- _DATA SHOWN_:
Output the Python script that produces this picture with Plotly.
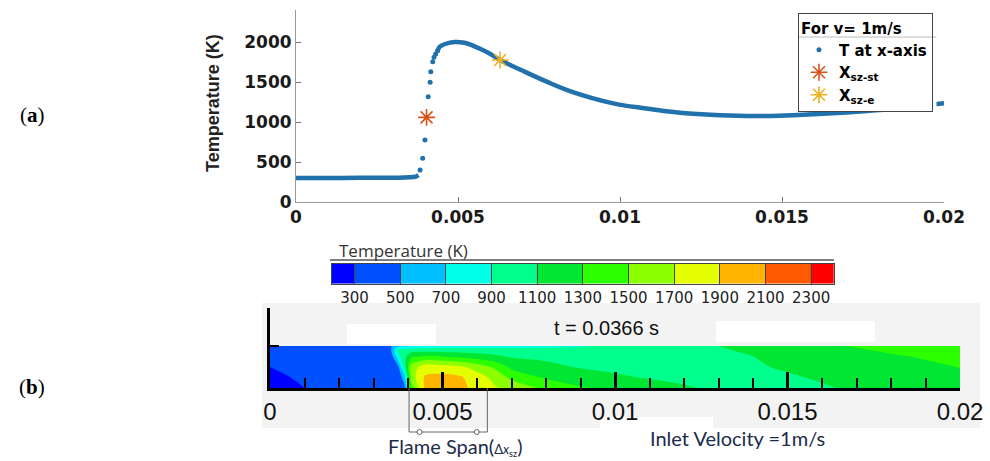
import plotly.graph_objects as go

W, H = 990, 461

# ---------------- (a) temperature along the axis ----------------
# smooth parts of the profile (unburnt gas and post-flame region)
X_FLAT = [0.0, 0.001, 0.002, 0.003, 0.0035, 0.0037, 0.00378]
T_FLAT = [300, 301, 302, 304, 308, 318, 335]

# sparse samples through the steep flame front
X_RISE = [0.00383, 0.00391, 0.00398, 0.00408, 0.00414, 0.00416, 0.00422,
          0.00426, 0.00431, 0.00437]
T_RISE = [400, 546, 775, 1316, 1496, 1629, 1754, 1808, 1850, 1891]

X_TAIL = [0.00437, 0.00444, 0.0046, 0.0049, 0.0052, 0.0054, 0.00568, 0.006,
          0.0063, 0.007, 0.00774, 0.0085, 0.00979, 0.0108, 0.01185, 0.0128,
          0.0139, 0.0149, 0.01597, 0.017, 0.018, 0.019, 0.02]
T_TAIL = [1891, 1941, 1975, 2000, 1990, 1965, 1915, 1850,
          1775, 1640, 1504, 1380, 1233, 1170, 1116, 1090,
          1075, 1078, 1096, 1120, 1150, 1190, 1233]

X_SZ_ST, T_SZ_ST = 0.00403, 1058   # start of flame span
X_SZ_E, T_SZ_E = 0.0063, 1775      # end of flame span

X_TICKS = [0, 0.005, 0.01, 0.015, 0.02]
X_TICK_TEXT = ["0", "0.005", "0.01", "0.015", "0.02"]
Y_TICKS = [0, 500, 1000, 1500, 2000]

# ---------------- (b) temperature field in the channel ----------------
LEVELS = [300, 500, 700, 900, 1100, 1300, 1500, 1700, 1900, 2100, 2300]
BAND_COLORS = ["#0000ff", "#0050ff", "#00bfff", "#00ffe6", "#00ff8c", "#00e632",
               "#2cff00", "#8cff00", "#e6ff00", "#ffb400", "#ff5a00", "#ff0000"]

FIELD_X = [0.0, 0.001, 0.002, 0.003, 0.0035, 0.0037, 0.0039, 0.0041, 0.0045,
           0.005, 0.0055, 0.006, 0.0065, 0.007, 0.008, 0.009, 0.010, 0.011,
           0.012, 0.013, 0.014, 0.015, 0.016, 0.017, 0.018, 0.019, 0.020]
FIELD_ETA = [0.0, 0.25, 0.5, 0.75, 0.9, 1.0]   # 0 = axis, 1 = wall
T_ETA_000 = [250, 300, 310, 310, 315, 320, 450, 1400, 1950, 2000, 1950, 1845, 1720,
             1640, 1450, 1320, 1230, 1160, 1110, 1085, 1072, 1075, 1090, 1115, 1150, 1190, 1230]
T_ETA_025 = [270, 320, 320, 320, 320, 330, 620, 1600, 1930, 1960, 1930, 1790, 1650,
             1450, 1275, 1200, 1120, 1090, 1080, 1075, 1075, 1090, 1110, 1140, 1180, 1220, 1260]
T_ETA_050 = [300, 330, 330, 330, 335, 420, 1000, 1600, 1800, 1790, 1740, 1620, 1470,
             1250, 1150, 1085, 1070, 1060, 1065, 1075, 1090, 1110, 1150, 1180, 1220, 1260, 1305]
T_ETA_075 = [330, 340, 340, 340, 360, 800, 1050, 1250, 1330, 1300, 1260, 1200, 1140,
             1080, 1060, 1040, 1030, 1040, 1055, 1070, 1100, 1140, 1190, 1230, 1275, 1320, 1360]
T_ETA_090 = [340, 340, 340, 340, 470, 900, 1000, 1020, 1020, 1020, 1010, 1000, 1000,
             1000, 990, 990, 1000, 1030, 1050, 1080, 1130, 1190, 1240, 1275, 1330, 1370, 1410]
T_ETA_100 = [340, 340, 340, 340, 480, 620, 650, 700, 760, 780, 790, 800, 800,
             810, 830, 880, 940, 1000, 1050, 1100, 1150, 1200, 1255, 1320, 1380, 1420, 1450]

BLUE = "#2071ac"


def px_x(p):
    return p / W


def px_y(p):
    return 1 - p / H


fig = go.Figure()

# curve: smooth sections as a line, broken across the front
fig.add_trace(go.Scatter(
    x=X_FLAT + [None] + X_TAIL, y=T_FLAT + [None] + T_TAIL,
    mode="lines", line=dict(color=BLUE, width=4.5, shape="spline"),
    connectgaps=False, showlegend=False, hoverinfo="skip",
    xaxis="x", yaxis="y"))
fig.add_trace(go.Scatter(
    x=X_RISE, y=T_RISE, mode="markers", name="T at x-axis",
    marker=dict(color=BLUE, size=5), xaxis="x", yaxis="y"))
fig.add_trace(go.Scatter(
    x=[X_SZ_ST], y=[T_SZ_ST], mode="markers", name="X<sub>sz-st</sub>",
    marker=dict(symbol="asterisk-open", size=14, color="#D95319",
                line=dict(color="#D95319", width=1.6)), xaxis="x", yaxis="y"))
fig.add_trace(go.Scatter(
    x=[X_SZ_E], y=[T_SZ_E], mode="markers", name="X<sub>sz-e</sub>",
    marker=dict(symbol="asterisk-open", size=14, color="#EDB120",
                line=dict(color="#EDB120", width=1.6)), xaxis="x", yaxis="y"))

# contour field; fill colour of each band taken at its mid value
n_bands = len(BAND_COLORS)
band_scale = [[k / (n_bands - 1), c] for k, c in enumerate(BAND_COLORS)]
step = LEVELS[1] - LEVELS[0]
fig.add_trace(go.Contour(
    x=FIELD_X, y=FIELD_ETA,
    z=[T_ETA_000, T_ETA_025, T_ETA_050, T_ETA_075, T_ETA_090, T_ETA_100],
    autocontour=False,
    contours=dict(start=LEVELS[0], end=LEVELS[-1], size=step,
                  coloring="fill", showlines=False),
    line=dict(width=0, smoothing=1.0),
    colorscale=band_scale, showscale=False, hoverinfo="skip",
    xaxis="x2", yaxis="y2"))

# horizontal colour key
key_edges = [LEVELS[0] - step / 2] + LEVELS + [LEVELS[-1] + step / 2]
key_mids = [LEVELS[0] - step / 2 + step * k for k in range(n_bands)]
fig.add_trace(go.Heatmap(
    x=key_edges, y=[0, 1], z=[key_mids],
    colorscale=band_scale, zmin=key_mids[0], zmax=key_mids[-1],
    showscale=False, hoverinfo="skip", xaxis="x3", yaxis="y3"))

bold_font = dict(family="DejaVu Sans", size=17, color="#1a1a1a", weight="bold")

fig.update_layout(
    width=W, height=H, template="none",
    margin=dict(l=0, r=0, t=0, b=0),
    paper_bgcolor="white", plot_bgcolor="rgba(0,0,0,0)",
    showlegend=True,
    xaxis=dict(domain=[px_x(296), px_x(944)], range=[0, 0.02], anchor="y",
               tickvals=X_TICKS, ticktext=X_TICK_TEXT, tickfont=bold_font,
               ticks="inside", ticklen=5, tickcolor="#777", showgrid=False,
               zeroline=False, showline=True, linecolor="#999", linewidth=1),
    yaxis=dict(domain=[px_y(202), px_y(10)], range=[0, 2400], anchor="x",
               tickvals=Y_TICKS, tickfont=bold_font,
               ticks="inside", ticklen=5, tickcolor="#777", showgrid=False,
               zeroline=False, showline=True, linecolor="#999", linewidth=1),
    xaxis2=dict(domain=[px_x(270), px_x(960)], range=[0, 0.02], anchor="y2",
                tickvals=X_TICKS, ticktext=X_TICK_TEXT,
                tickfont=dict(family="Liberation Sans", size=24, color="#111"),
                ticks="inside", ticklen=16, tickwidth=3, tickcolor="black",
                minor=dict(dtick=0.001, ticks="inside", ticklen=10, tickwidth=2,
                           tickcolor="black", showgrid=False),
                showgrid=False, zeroline=False, showline=True, linecolor="black",
                linewidth=3, layer="above traces"),
    yaxis2=dict(domain=[px_y(388), px_y(308)], range=[0, 80 / 42], anchor="x2",
                tickvals=[1], showticklabels=False, ticks="inside", ticklen=9,
                tickwidth=2, tickcolor="black", showgrid=False, zeroline=False,
                showline=True, linecolor="black", linewidth=3,
                layer="above traces"),
    xaxis3=dict(domain=[px_x(331.7), px_x(834)], range=[key_edges[0], key_edges[-1]],
                anchor="y3", tickvals=LEVELS,
                tickfont=dict(family="DejaVu Sans", size=15, color="#222"),
                ticks="inside", ticklen=20, tickcolor="#444", tickwidth=1,
                showgrid=False, zeroline=False, showline=True, mirror=True,
                linecolor="#444", linewidth=1, layer="above traces"),
    yaxis3=dict(domain=[px_y(283.7), px_y(263.7)], range=[0, 1], anchor="x3",
                showticklabels=False, ticks="", showgrid=False, zeroline=False,
                showline=True, mirror=True, linecolor="#444", linewidth=1),
    legend=dict(x=px_x(798), y=px_y(13), xanchor="left", yanchor="top",
                bgcolor="rgba(0,0,0,0)", bordercolor="#444", borderwidth=1,
                font=dict(family="DejaVu Sans", size=15, color="black", weight="bold"),
                title=dict(text="For v= 1m/s",
                           font=dict(family="DejaVu Sans", size=15, color="black",
                                     weight="bold")),
                itemwidth=30, tracegroupgap=0),
)

shapes = [
    # light backdrop of the field view
    dict(type="rect", xref="paper", yref="paper", x0=px_x(262), x1=px_x(980),
         y0=px_y(428), y1=px_y(303), fillcolor="#f3f3f3", line=dict(width=0),
         layer="below"),
    dict(type="rect", xref="paper", yref="paper", x0=px_x(347), x1=px_x(436),
         y0=px_y(344), y1=px_y(324), fillcolor="white", line=dict(width=0),
         layer="below"),
    dict(type="rect", xref="paper", yref="paper", x0=px_x(716), x1=px_x(875),
         y0=px_y(342), y1=px_y(321), fillcolor="white", line=dict(width=0),
         layer="below"),
    dict(type="rect", xref="paper", yref="paper", x0=px_x(600), x1=px_x(713),
         y0=px_y(430), y1=px_y(417), fillcolor="white", line=dict(width=0),
         layer="below"),
    # rule under the key title
    dict(type="line", xref="paper", yref="paper", x0=px_x(330), x1=px_x(834),
         y0=px_y(260), y1=px_y(260), line=dict(color="#555", width=1.5)),
    # legend panel: white card behind the entries and a rule under its title
    dict(type="rect", xref="paper", yref="paper", x0=px_x(798.5), x1=px_x(936.5),
         y0=px_y(111), y1=px_y(13.5), fillcolor="white", line=dict(width=0),
         layer="above"),
    dict(type="line", xref="paper", yref="paper", x0=px_x(798.5), x1=px_x(936.5),
         y0=px_y(37), y1=px_y(37), line=dict(color="#bbb", width=1),
         layer="above"),
    # flame span bracket
    dict(type="line", xref="x2", yref="paper", x0=X_SZ_ST, x1=X_SZ_ST,
         y0=px_y(388), y1=px_y(432), line=dict(color="#666", width=1)),
    dict(type="line", xref="x2", yref="paper", x0=X_SZ_E, x1=X_SZ_E,
         y0=px_y(388), y1=px_y(432), line=dict(color="#666", width=1)),
    dict(type="line", xref="x2", yref="paper", x0=X_SZ_ST, x1=X_SZ_E,
         y0=px_y(432), y1=px_y(432), line=dict(color="#666", width=1)),
]
for xa, off in ((X_SZ_ST, (8, 13)), (X_SZ_E, (-13, -8))):
    shapes.append(dict(type="circle", xref="x2", yref="paper",
                       xsizemode="pixel", ysizemode="pixel",
                       xanchor=xa, yanchor=px_y(432),
                       x0=off[0], x1=off[1], y0=-2.5, y1=2.5,
                       fillcolor="white", line=dict(color="#666", width=1)))
fig.update_layout(shapes=shapes)

annotations = [
    dict(text="Temperature (K)", x=px_x(213), y=px_y(103), textangle=-90,
         font=dict(family="Liberation Sans", size=18, color="#222", weight="bold")),
    dict(text="(<b>a</b>)", x=px_x(32), y=px_y(115),
         font=dict(family="Liberation Serif", size=21, color="black")),
    dict(text="(<b>b</b>)", x=px_x(32), y=px_y(387),
         font=dict(family="Liberation Serif", size=21, color="black")),
    dict(text="Temperature (K)", x=px_x(337), y=px_y(250), xanchor="left",
         font=dict(family="Open Sans", size=17, color="#333")),
    dict(text="t = 0.0366 s", x=px_x(606), y=px_y(328),
         font=dict(family="Liberation Sans", size=20, color="#111")),
    dict(text="Flame Span(<span style='font-size:13px'>Δ<i>x</i><sub>sz</sub></span>)",
         x=px_x(386), y=px_y(446), xanchor="left",
         font=dict(family="Lato", size=20, color="#1c2b4a")),
    dict(text="Inlet Velocity =1m/s", x=px_x(648), y=px_y(438), xanchor="left",
         font=dict(family="Lato", size=20, color="#1c2b4a")),
]
for a in annotations:
    a.update(xref="paper", yref="paper", showarrow=False)
    a.setdefault("xanchor", "center")
    a.setdefault("yanchor", "middle")
fig.update_layout(annotations=annotations)

fig.write_html("out.html")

- _WHAT IS EXPECTED_:
From the top of the listing above, repeat each line exactly until you reach the line containing "Y_TICKS = [0, 500, 1000, 1500, 2000]", and repeat that one too. Leave the pictures out.

- _CORRECT RESULT_:
Output the Python script that produces this picture with Plotly.
import plotly.graph_objects as go

W, H = 990, 461

# ---------------- (a) temperature along the axis ----------------
# smooth parts of the profile (unburnt gas and post-flame region)
X_FLAT = [0.0, 0.001, 0.002, 0.003, 0.0035, 0.0037, 0.00378]
T_FLAT = [300, 301, 302, 304, 308, 318, 335]

# sparse samples through the steep flame front
X_RISE = [0.00383, 0.00391, 0.00398, 0.00408, 0.00414, 0.00416, 0.00422,
          0.00426, 0.00431, 0.00437]
T_RISE = [400, 546, 775, 1316, 1496, 1629, 1754, 1808, 1850, 1891]

X_TAIL = [0.00437, 0.00444, 0.0046, 0.0049, 0.0052, 0.0054, 0.00568, 0.006,
          0.0063, 0.007, 0.00774, 0.0085, 0.00979, 0.0108, 0.01185, 0.0128,
          0.0139, 0.0149, 0.01597, 0.017, 0.018, 0.019, 0.02]
T_TAIL = [1891, 1941, 1975, 2000, 1990, 1965, 1915, 1850,
          1775, 1640, 1504, 1380, 1233, 1170, 1116, 1090,
          1075, 1078, 1096, 1120, 1150, 1190, 1233]

X_SZ_ST, T_SZ_ST = 0.00403, 1058   # start of flame span
X_SZ_E, T_SZ_E = 0.0063, 1775      # end of flame span

X_TICKS = [0, 0.005, 0.01, 0.015, 0.02]
X_TICK_TEXT = ["0", "0.005", "0.01", "0.015", "0.02"]
Y_TICKS = [0, 500, 1000, 1500, 2000]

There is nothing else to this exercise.